§ Instruction
Write out the opening lines of the data word for word, up to and including the line with "const yTitle = '%", and leave every picture and every later line out.

Start of Entries shown

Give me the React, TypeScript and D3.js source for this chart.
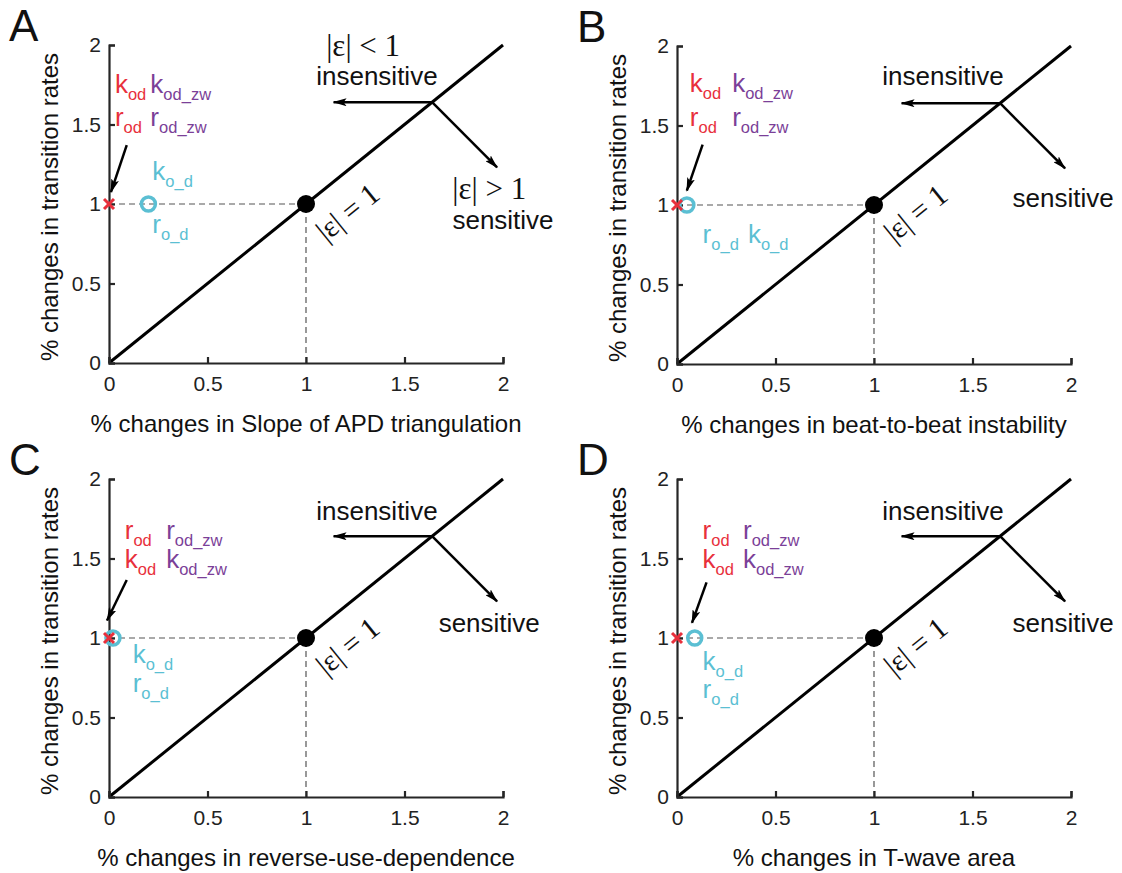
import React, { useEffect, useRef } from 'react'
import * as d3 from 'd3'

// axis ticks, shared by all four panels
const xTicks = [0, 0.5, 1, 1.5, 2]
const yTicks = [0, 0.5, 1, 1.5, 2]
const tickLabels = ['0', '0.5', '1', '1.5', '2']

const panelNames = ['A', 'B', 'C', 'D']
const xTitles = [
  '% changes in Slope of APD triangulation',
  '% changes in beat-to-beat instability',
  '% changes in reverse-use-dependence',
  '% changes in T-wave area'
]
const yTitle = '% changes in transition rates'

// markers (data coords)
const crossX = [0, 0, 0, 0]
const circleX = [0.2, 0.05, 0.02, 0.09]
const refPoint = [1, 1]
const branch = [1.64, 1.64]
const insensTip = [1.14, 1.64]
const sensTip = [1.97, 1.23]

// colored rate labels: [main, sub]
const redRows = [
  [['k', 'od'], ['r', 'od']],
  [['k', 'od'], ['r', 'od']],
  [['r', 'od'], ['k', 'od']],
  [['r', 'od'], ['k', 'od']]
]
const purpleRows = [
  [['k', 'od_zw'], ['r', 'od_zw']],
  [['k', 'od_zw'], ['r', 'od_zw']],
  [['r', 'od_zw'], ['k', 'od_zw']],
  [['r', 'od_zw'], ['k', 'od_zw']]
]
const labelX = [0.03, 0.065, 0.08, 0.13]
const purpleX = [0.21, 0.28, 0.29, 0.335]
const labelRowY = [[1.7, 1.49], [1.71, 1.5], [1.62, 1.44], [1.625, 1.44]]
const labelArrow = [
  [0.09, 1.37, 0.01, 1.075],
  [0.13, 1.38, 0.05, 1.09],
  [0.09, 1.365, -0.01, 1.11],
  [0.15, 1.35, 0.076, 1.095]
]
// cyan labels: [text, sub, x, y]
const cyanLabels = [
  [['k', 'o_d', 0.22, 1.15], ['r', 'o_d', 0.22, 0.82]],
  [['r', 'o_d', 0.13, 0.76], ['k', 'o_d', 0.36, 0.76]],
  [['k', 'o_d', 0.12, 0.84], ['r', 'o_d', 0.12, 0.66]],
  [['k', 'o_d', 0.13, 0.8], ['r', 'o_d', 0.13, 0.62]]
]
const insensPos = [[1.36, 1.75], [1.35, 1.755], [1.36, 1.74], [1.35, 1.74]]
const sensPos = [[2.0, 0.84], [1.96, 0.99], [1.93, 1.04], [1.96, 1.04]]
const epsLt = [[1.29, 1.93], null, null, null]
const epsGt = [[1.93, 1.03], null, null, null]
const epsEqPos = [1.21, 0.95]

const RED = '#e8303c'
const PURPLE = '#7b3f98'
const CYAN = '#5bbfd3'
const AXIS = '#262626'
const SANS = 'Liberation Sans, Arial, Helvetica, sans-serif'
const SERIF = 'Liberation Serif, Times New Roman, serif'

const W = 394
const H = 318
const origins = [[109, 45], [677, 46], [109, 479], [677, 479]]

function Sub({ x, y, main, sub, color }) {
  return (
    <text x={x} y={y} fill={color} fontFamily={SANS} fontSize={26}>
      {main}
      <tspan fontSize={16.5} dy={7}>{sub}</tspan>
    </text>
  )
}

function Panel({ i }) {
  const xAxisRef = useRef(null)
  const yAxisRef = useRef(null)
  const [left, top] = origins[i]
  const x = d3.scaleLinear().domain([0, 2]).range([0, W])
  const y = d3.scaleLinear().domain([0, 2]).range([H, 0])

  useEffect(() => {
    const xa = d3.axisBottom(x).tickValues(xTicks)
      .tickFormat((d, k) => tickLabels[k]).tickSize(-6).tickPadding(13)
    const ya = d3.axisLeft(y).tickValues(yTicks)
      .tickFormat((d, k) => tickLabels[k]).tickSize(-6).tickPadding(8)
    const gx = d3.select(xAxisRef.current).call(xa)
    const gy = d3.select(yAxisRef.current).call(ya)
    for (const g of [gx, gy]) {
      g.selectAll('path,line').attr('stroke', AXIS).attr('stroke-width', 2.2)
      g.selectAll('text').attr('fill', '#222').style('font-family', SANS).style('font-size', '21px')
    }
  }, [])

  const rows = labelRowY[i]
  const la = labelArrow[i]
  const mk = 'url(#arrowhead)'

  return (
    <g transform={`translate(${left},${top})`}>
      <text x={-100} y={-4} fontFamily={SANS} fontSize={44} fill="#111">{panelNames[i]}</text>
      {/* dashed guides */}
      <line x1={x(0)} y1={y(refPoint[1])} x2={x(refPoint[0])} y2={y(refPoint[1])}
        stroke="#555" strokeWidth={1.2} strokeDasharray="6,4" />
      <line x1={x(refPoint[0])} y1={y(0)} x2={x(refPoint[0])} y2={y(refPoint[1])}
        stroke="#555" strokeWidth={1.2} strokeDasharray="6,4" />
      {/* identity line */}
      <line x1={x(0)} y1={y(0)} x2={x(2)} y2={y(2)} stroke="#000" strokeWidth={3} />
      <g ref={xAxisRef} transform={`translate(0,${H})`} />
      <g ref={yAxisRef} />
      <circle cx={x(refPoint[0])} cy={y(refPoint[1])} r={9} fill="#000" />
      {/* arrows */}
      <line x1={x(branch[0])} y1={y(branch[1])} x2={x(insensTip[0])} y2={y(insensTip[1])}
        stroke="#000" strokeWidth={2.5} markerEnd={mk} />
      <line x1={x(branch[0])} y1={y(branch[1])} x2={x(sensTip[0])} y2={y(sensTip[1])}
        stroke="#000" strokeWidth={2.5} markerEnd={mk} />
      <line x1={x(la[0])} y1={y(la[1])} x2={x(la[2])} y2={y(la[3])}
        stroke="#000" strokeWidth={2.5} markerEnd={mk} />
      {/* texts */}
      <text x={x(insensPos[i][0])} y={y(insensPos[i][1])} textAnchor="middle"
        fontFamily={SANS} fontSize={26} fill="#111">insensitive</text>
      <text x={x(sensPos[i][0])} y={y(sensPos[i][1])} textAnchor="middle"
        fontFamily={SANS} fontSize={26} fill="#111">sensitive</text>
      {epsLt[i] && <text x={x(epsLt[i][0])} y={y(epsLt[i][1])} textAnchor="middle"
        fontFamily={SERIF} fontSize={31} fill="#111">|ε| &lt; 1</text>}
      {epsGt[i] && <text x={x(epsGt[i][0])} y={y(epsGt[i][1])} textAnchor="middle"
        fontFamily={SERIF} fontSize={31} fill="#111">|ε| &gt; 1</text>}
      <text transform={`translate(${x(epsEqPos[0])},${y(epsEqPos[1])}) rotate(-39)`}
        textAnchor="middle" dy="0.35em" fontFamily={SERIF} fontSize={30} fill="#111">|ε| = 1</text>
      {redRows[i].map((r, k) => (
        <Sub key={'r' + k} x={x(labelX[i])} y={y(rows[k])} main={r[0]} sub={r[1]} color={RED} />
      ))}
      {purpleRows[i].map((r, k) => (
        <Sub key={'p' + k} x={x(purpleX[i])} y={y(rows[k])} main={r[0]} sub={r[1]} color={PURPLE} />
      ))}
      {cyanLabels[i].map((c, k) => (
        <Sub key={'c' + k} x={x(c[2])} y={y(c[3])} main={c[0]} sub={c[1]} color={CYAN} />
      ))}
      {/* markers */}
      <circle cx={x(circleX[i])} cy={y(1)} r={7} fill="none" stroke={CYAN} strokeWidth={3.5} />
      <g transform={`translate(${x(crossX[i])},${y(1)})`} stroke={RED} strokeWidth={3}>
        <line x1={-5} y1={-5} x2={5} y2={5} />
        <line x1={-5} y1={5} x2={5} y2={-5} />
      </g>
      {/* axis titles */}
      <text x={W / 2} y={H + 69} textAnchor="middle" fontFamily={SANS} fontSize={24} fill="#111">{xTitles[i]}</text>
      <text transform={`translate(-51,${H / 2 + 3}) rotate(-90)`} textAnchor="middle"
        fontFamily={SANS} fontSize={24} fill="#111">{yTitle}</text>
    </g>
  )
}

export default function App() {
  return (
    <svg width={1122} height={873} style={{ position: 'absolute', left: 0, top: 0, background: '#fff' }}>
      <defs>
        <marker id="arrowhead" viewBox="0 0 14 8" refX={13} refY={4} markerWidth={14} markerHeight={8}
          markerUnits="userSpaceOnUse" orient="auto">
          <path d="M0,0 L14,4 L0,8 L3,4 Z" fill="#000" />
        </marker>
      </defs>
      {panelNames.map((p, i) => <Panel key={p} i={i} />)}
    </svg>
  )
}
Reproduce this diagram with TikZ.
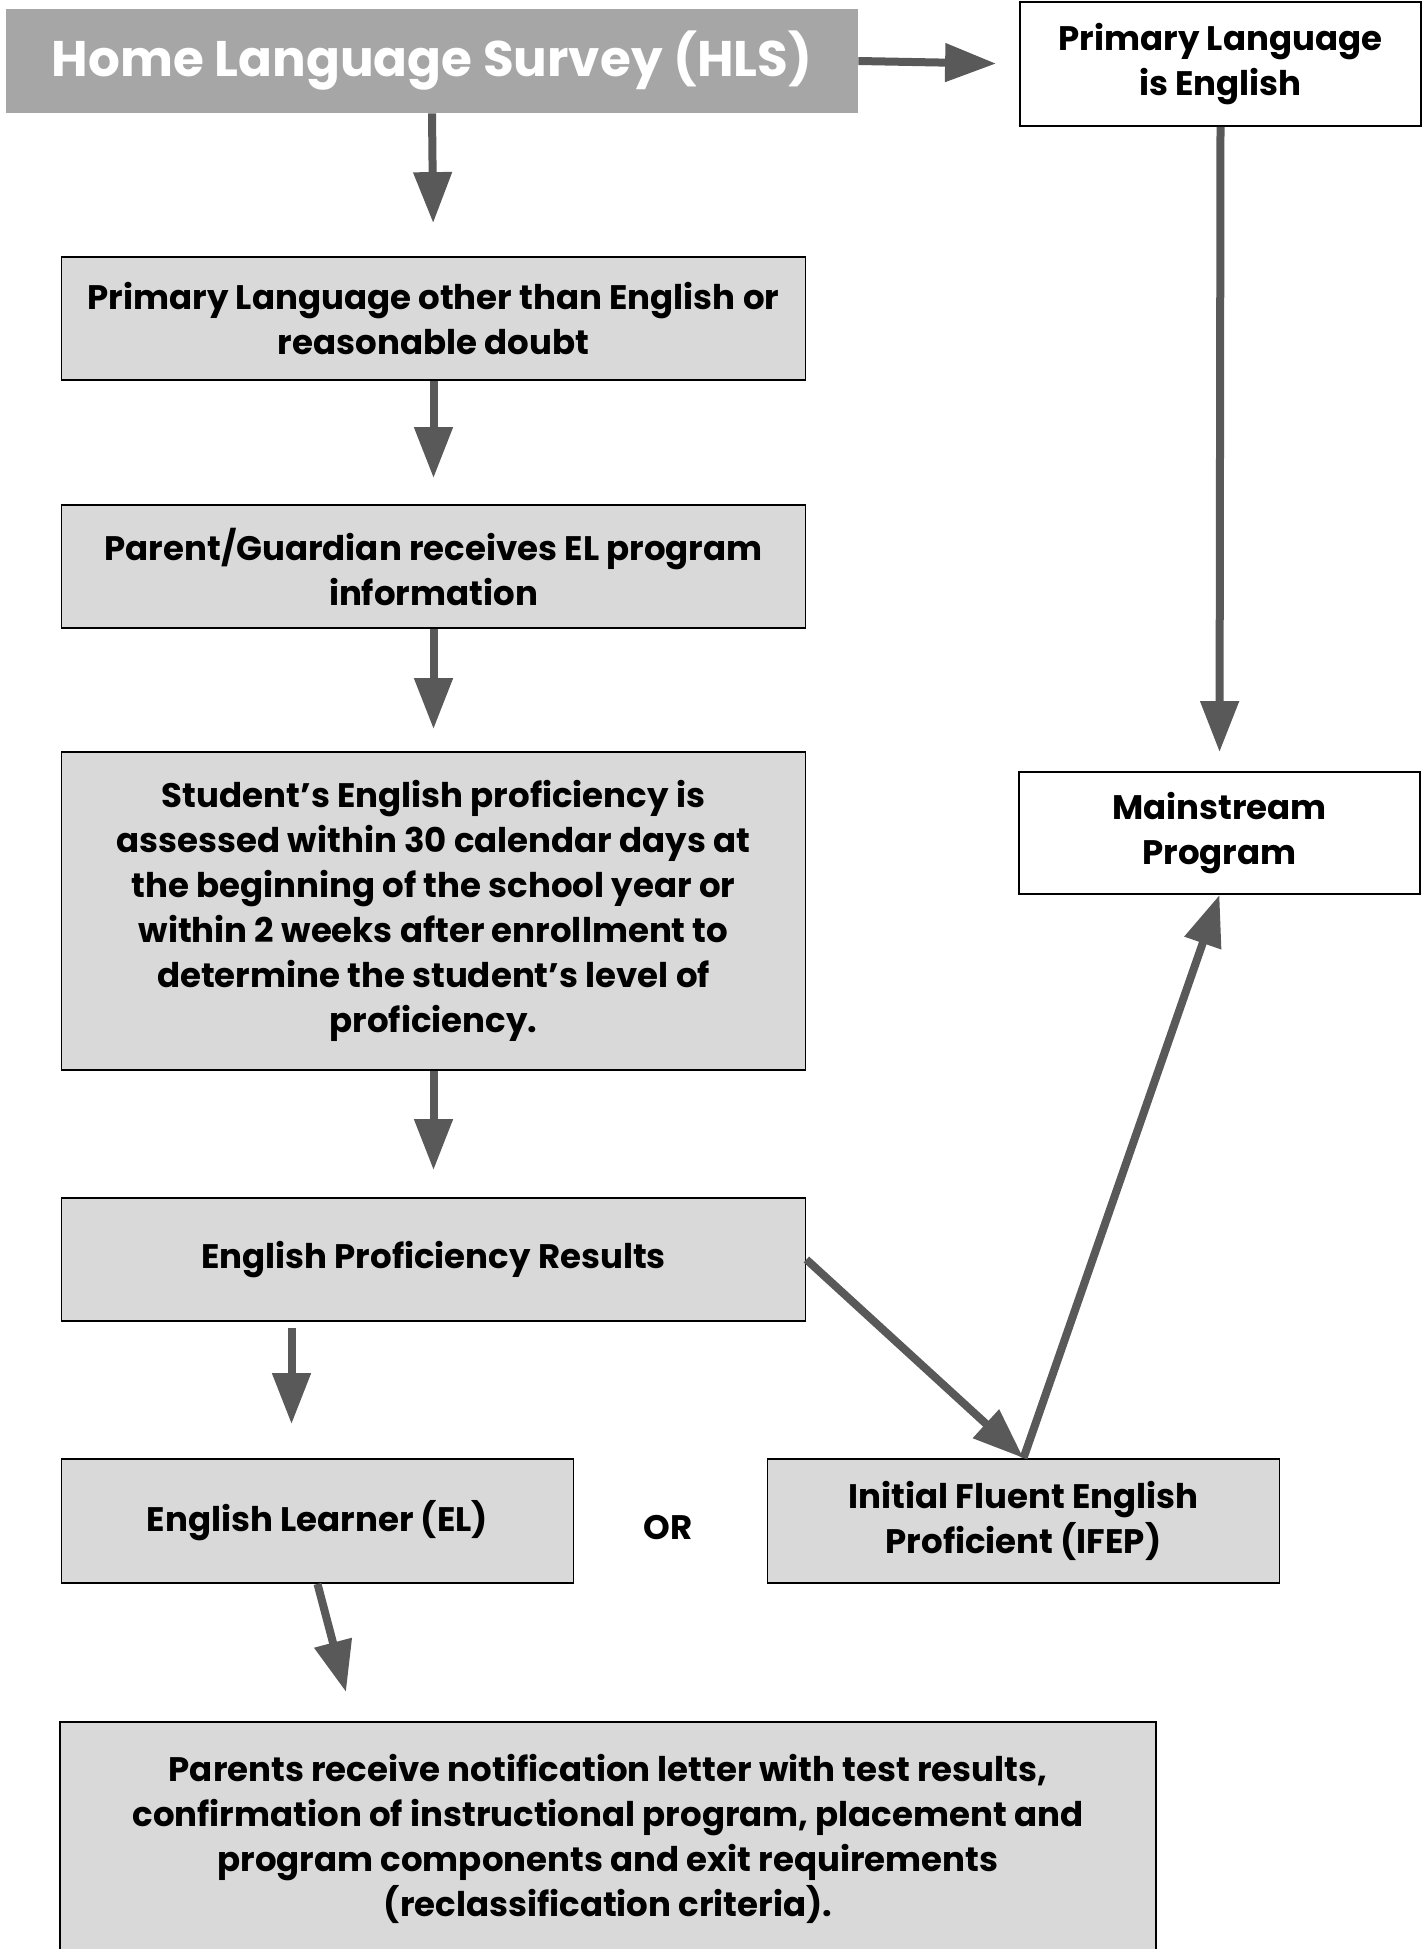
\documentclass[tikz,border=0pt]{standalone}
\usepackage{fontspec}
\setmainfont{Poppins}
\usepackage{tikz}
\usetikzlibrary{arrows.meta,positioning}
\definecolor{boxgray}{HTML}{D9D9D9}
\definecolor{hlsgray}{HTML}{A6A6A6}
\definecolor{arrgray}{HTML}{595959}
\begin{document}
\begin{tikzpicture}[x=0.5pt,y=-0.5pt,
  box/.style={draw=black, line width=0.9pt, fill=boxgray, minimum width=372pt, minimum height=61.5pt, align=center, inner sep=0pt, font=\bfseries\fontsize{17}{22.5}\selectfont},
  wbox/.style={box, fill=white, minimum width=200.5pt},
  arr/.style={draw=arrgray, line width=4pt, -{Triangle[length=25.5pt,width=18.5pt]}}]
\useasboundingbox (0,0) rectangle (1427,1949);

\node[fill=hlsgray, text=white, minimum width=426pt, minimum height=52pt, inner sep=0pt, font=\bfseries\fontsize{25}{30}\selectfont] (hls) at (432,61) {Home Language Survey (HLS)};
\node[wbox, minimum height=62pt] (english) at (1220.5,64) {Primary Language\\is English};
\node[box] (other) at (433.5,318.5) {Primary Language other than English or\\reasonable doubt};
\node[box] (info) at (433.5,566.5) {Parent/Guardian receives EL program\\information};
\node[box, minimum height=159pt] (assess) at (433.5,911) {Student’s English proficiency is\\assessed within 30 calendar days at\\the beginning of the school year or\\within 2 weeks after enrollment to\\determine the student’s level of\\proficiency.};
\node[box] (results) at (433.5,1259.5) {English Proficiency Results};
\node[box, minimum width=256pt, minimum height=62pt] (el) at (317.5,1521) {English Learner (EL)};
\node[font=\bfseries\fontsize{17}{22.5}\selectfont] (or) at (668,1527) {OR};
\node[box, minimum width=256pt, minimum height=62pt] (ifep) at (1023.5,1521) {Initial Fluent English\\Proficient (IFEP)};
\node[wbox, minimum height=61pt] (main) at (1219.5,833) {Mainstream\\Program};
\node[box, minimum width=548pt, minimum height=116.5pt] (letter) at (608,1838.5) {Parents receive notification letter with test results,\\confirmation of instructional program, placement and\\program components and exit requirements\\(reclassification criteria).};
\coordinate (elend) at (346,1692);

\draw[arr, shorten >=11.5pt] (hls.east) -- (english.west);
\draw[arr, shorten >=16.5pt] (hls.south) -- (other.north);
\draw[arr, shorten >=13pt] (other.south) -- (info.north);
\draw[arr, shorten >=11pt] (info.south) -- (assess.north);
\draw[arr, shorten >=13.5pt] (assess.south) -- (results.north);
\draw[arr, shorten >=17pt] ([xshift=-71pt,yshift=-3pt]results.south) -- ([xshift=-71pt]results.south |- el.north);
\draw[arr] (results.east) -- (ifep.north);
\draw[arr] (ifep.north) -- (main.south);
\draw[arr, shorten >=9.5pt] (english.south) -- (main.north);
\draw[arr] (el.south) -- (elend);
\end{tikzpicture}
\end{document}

End of Entries shown

§ Complete output
Give me the React, TypeScript and D3.js source for this chart.
import React, { useEffect, useRef } from 'react'
import * as d3 from 'd3'

// axis ticks, shared by all four panels
const xTicks = [0, 0.5, 1, 1.5, 2]
const yTicks = [0, 0.5, 1, 1.5, 2]
const tickLabels = ['0', '0.5', '1', '1.5', '2']

const panelNames = ['A', 'B', 'C', 'D']
const xTitles = [
  '% changes in Slope of APD triangulation',
  '% changes in beat-to-beat instability',
  '% changes in reverse-use-dependence',
  '% changes in T-wave area'
]
const yTitle = '% changes in transition rates'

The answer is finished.